(Source records)
- - - -

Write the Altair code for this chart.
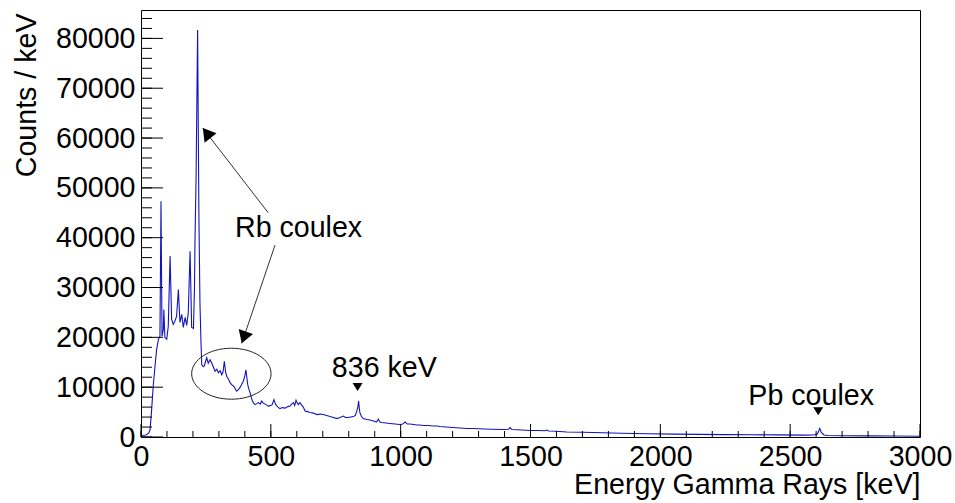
import altair as alt
import pandas as pd

# ---- spectrum ----
energy = [0, 20, 30, 35, 41, 47, 54, 60, 67, 73, 77, 81, 86, 88, 92, 99, 105, 112, 118, 124,
          130, 137, 144, 150, 157, 163, 170, 176, 182, 189, 195, 202, 206, 208, 212, 218, 223,
          227, 231, 234, 240, 244, 249, 253, 259, 266, 272, 279, 285, 292, 298, 305, 311, 316,
          321, 326, 330, 337, 343, 349, 355, 362, 368, 375, 381, 388, 394, 400, 404, 408, 411,
          416, 420, 425, 429, 434, 439, 446, 452, 459, 465, 471, 478, 484, 490, 498, 505, 512,
          517, 522, 528, 535, 545, 555, 565, 574, 580, 587, 592, 597, 602, 606, 612, 619, 625,
          632, 641, 651, 664, 677, 690, 702, 715, 728, 741, 754, 766, 779, 788, 798, 808, 818,
          826, 831, 835, 838, 841, 843, 849, 856, 869, 882, 895, 907, 914, 920, 927, 943, 959,
          978, 997, 1008, 1017, 1026, 1036, 1050, 1062, 1075, 1087, 1105, 1125, 1140, 1151,
          1175, 1200, 1230, 1254, 1280, 1300, 1350, 1400, 1415, 1421, 1428, 1450, 1500, 1530,
          1555, 1562, 1570, 1600, 1639, 1700, 1780, 1850, 1950, 2050, 2152, 2250, 2350, 2450,
          2550, 2590, 2605, 2614, 2620, 2630, 2645, 2700, 2800, 2900, 3000]
counts = [300, 400, 800, 1500, 5500, 10200, 14200, 17500, 19600, 20200, 47300, 20200, 21600,
          25600, 20000, 19600, 22200, 36300, 23600, 22600, 23200, 24200, 29600, 23000, 24600,
          22000, 24000, 22400, 24800, 37300, 22000, 21800, 30000, 39600, 51600, 81700, 44300,
          27000, 19000, 14500, 14100, 14300, 15200, 15900, 14800, 15500, 14900, 14000, 13200,
          13600, 12900, 13300, 12500, 13100, 15200, 13000, 12200, 11600, 10900, 10500, 10300,
          9800, 9200, 9500, 9900, 10600, 11200, 12300, 13500, 11800, 10500, 9500, 8900, 7900,
          7200, 6800, 6500, 6700, 6900, 6600, 7200, 6800, 6600, 6400, 6200, 6300, 6500, 7500,
          6700, 6300, 6000, 5700, 5900, 5800, 6100, 6200, 6600, 6900, 6300, 7400, 6800, 6500,
          6900, 6400, 6000, 5200, 5100, 4900, 4800, 4500, 4600, 4500, 4300, 4100, 3900, 3700,
          3900, 4200, 3900, 3900, 4000, 4100, 4400, 5200, 6000, 7200, 5600, 4900, 4100, 3700,
          3500, 3400, 3200, 3000, 3600, 3000, 2900, 2800, 2700, 2600, 2500, 2600, 3000, 2600,
          2600, 2500, 2400, 2400, 2300, 2300, 2200, 2200, 2100, 2000, 1900, 1800, 1700, 1700,
          1650, 1550, 1500, 1550, 1900, 1500, 1450, 1300, 1300, 1250, 1400, 1200, 1150, 1000,
          950, 850, 750, 650, 580, 520, 480, 450, 420, 380, 390, 600, 1700, 900, 400, 300, 260,
          220, 190, 160]

# ---- axes ----
x_major = [0, 500, 1000, 1500, 2000, 2500, 3000]
x_minor = list(range(0, 3001, 100))
y_major = [0, 10000, 20000, 30000, 40000, 50000, 60000, 70000, 80000]
y_minor = list(range(0, 85001, 2000))

# ---- annotations ----
label_text = ["Rb coulex", "836 keV", "Pb coulex"]
label_e = [362, 735, 2339]
label_c = [40200, 12100, 6400]

marker_e = [834, 2608]
marker_c = [10050, 5150]

arrow_e1 = [490, 516]
arrow_c1 = [45000, 38500]
arrow_e2 = [238, 388]
arrow_c2 = [62000, 18800]
arrow_angle = [322, 199]

ellipse_e = [348]
ellipse_c = [12700]

XMAX, YMAX = 3000, 85700
W, H = 779, 427
FONT = "Liberation Sans"
FS = 28.6

xs = alt.Scale(domain=[0, XMAX], nice=False, zero=False)
ys = alt.Scale(domain=[0, YMAX], nice=False, zero=False)

spec = pd.DataFrame({"E": energy, "C": counts})

line = alt.Chart(spec).mark_line(color="#1414bc", strokeWidth=1.1, clip=True).encode(
    x=alt.X("E:Q", scale=xs, axis=alt.Axis(
        values=x_major, format="d", title="Energy Gamma Rays [keV]",
        labelFont=FONT, labelFontSize=FS, labelColor="black", labelPadding=5,
        labelFlush=False, ticks=False, tickSize=0, domain=False, grid=False,
        titleFont=FONT, titleFontSize=FS, titleFontWeight="normal", titleColor="black",
        titleAnchor="end", titleAlign="right", titleBaseline="alphabetic",
        titleX=W, titleY=56)),
    y=alt.Y("C:Q", scale=ys, axis=alt.Axis(
        values=y_major, format="d", title="Counts / keV",
        labelFont=FONT, labelFontSize=FS, labelColor="black", labelPadding=6,
        labelFlush=False, ticks=False, tickSize=0, domain=False, grid=False,
        titleFont=FONT, titleFontSize=FS, titleFontWeight="normal", titleColor="black",
        titleAngle=270, titleAlign="right", titleBaseline="alphabetic",
        titleX=-106, titleY=3)),
)

xmaj = alt.Chart(pd.DataFrame({"E": x_major})).mark_rule(color="black", strokeWidth=1).encode(
    x=alt.X("E:Q", scale=xs), y=alt.value(H - 13), y2=alt.value(H))
xmin = alt.Chart(pd.DataFrame({"E": x_minor})).mark_rule(color="black", strokeWidth=1).encode(
    x=alt.X("E:Q", scale=xs), y=alt.value(H - 6), y2=alt.value(H))
ymaj = alt.Chart(pd.DataFrame({"C": y_major})).mark_rule(color="black", strokeWidth=1).encode(
    y=alt.Y("C:Q", scale=ys), x=alt.value(0), x2=alt.value(22))
ymin = alt.Chart(pd.DataFrame({"C": y_minor})).mark_rule(color="black", strokeWidth=1).encode(
    y=alt.Y("C:Q", scale=ys), x=alt.value(0), x2=alt.value(11))

arrows = pd.DataFrame({"E1": arrow_e1, "C1": arrow_c1, "E2": arrow_e2, "C2": arrow_c2,
                       "ang": arrow_angle})
arrow_lines = alt.Chart(arrows).mark_rule(color="#333333", strokeWidth=1).encode(
    x=alt.X("E1:Q", scale=xs), y=alt.Y("C1:Q", scale=ys), x2="E2:Q", y2="C2:Q")
arrow_heads = alt.Chart(arrows).mark_point(
    shape="M0,0 L-0.6,1 L0.6,1 Z", filled=True, size=635, color="black", opacity=1,
    strokeWidth=0).encode(
    x=alt.X("E2:Q", scale=xs), y=alt.Y("C2:Q", scale=ys),
    angle=alt.Angle("ang:Q", scale=None))

ellipse = alt.Chart(pd.DataFrame({"E": ellipse_e, "C": ellipse_c})).mark_point(
    shape="M-1,0 A1,0.642 0 1,1 1,0 A1,0.642 0 1,1 -1,0 Z", filled=False, size=6304,
    color="#222222", strokeWidth=1, opacity=1).encode(
    x=alt.X("E:Q", scale=xs), y=alt.Y("C:Q", scale=ys))

markers = alt.Chart(pd.DataFrame({"E": marker_e, "C": marker_c})).mark_point(
    shape="M-1,-0.8 L1,-0.8 L0,0.8 Z", filled=True, size=100, color="black", opacity=1,
    strokeWidth=0).encode(
    x=alt.X("E:Q", scale=xs), y=alt.Y("C:Q", scale=ys))

texts = alt.Chart(pd.DataFrame({"E": label_e, "C": label_c, "t": label_text})).mark_text(
    font=FONT, fontSize=FS, align="left", baseline="alphabetic", color="black").encode(
    x=alt.X("E:Q", scale=xs), y=alt.Y("C:Q", scale=ys), text="t:N")

chart = alt.layer(line, xmin, xmaj, ymin, ymaj, arrow_lines, arrow_heads, ellipse,
                  markers, texts).properties(
    width=W, height=H,
    autosize=alt.AutoSizeParams(type="none"),
    padding={"left": 141, "top": 10, "right": 35, "bottom": 66},
    background="white",
).configure_view(stroke="black", strokeWidth=1)

chart.save("out.html", embed_options={"renderer": "svg", "actions": False})
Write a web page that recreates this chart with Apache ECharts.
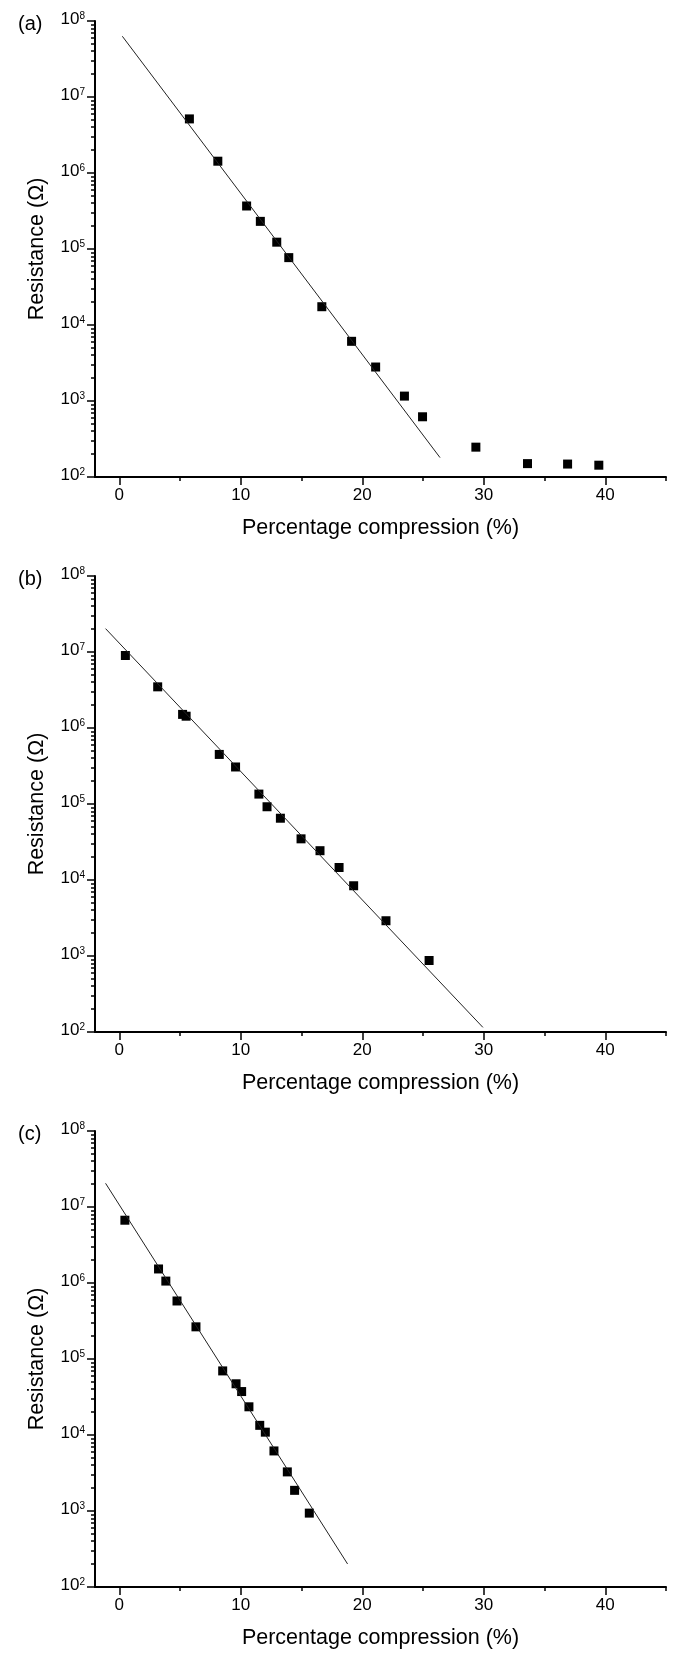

- - - -

PROMPT: Look through the data and show every line containing "Write".

EXERCISE OUTPUT:
Write the Altair code for this chart.
Write a web page that recreates this chart with Apache ECharts.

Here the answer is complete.